It was a super bitter sweet moment. It was the first time in my life that I was going to say that this was my last time at The Voice! Or that it was my last week in Orlando. Or even this, the last time that I will get to eat a certain food or go to a certain restaurant. It was my First Last! The first time I had to say good bye but it has also been a while since I have said hello to anything new. I have been at Faith Assembly for 10+ years. I have done ministry in every aspect of the church that you can think of. I was involved in just about every form of leadership we had to offer. Now it was time to say good-bye to all of that. God wanted me to move on to a new place in life and for that I was going to drive across the nation to a little town that is no bigger than the size of our congregation on a typical Sunday morning over in the adult sanctuary. I was leaving something I knew for something I never thought I would be involved in. I’ll be honest, I had no desire to move to a small town or even a small church. I always figured I would be working at Fatih or any other multi-million dollar mega church I can find in the nation. But God revealed things to me in the process that I would have never learned if I would have stayed where I was at or done the same thing i would have always done. I faced one major problem. Was I ready to go?
I was really nervous on deciding to leave Faith or not. I have seen what has happened to people when they leave a church (for a ministry job) too early or late in their lives and I didn’t know if I fell in any of those categories or if I was about to make the right decision. Probably the dumbest reason I gave myself on to either stay or go was the fact that I should wait till I was married to start my ministry. I wanted to have a wife that could do ministry with me. This was probably really dumb given the fact that Jesus himself didn’t need a wife to do ministry. I created reasons in my head as to why I should not leave. I questioned whether or not I was established enough. I had thoughts like “I’ve been in ministry too long and now I am too old”. “Who wants to hire a 24 year old “minister” that has never even been on a full time ministry job?” All of these things ran through my head. I prayed and prayed and asked God when is the right time to leave a ministry and He spoke to me in a way I never thought I would hear. He spoke to me with such a fire and burning desire that it was inevitable of a sign for me to dismiss.
In every Bible story, when you read about someone leaving or going somewhere, they always receive a sign. I was asked to fly out to the church to meet everyone and I was asked to preach. When I got up to preach, I felt a fire in my heart that I have never felt before. God spoke to me and said that is the Holy Spirit in you burning for this opportunity. I received a clear sign. Nothing foggy. Nothing that could be misinterpreted but a clear sign that it was time to go.

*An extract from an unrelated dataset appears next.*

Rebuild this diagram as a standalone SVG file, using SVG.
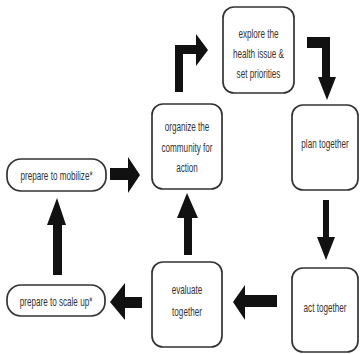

I love what I get to do now and even though I just started, I feel like I am rightfully where I need to be and I can do what God has me to do forever. I’ve learned you really will never get to know where God wants you to go if you don’t plant yourself where God needs you right now. Me staying at Faith Assembly for as long as I did was the right move and was divine from God. If I would have chosen to leave any earlier, I would have missed this opportunity. If I would have stayed at Faith I still would have probably bloomed because Faith is amazing but I would have missed out on some cool things I am learning here that I would not have learned at Faith. The only way you are strong enough to go where God wants you to go, is if you plant yourself and grow where God wants you to grow!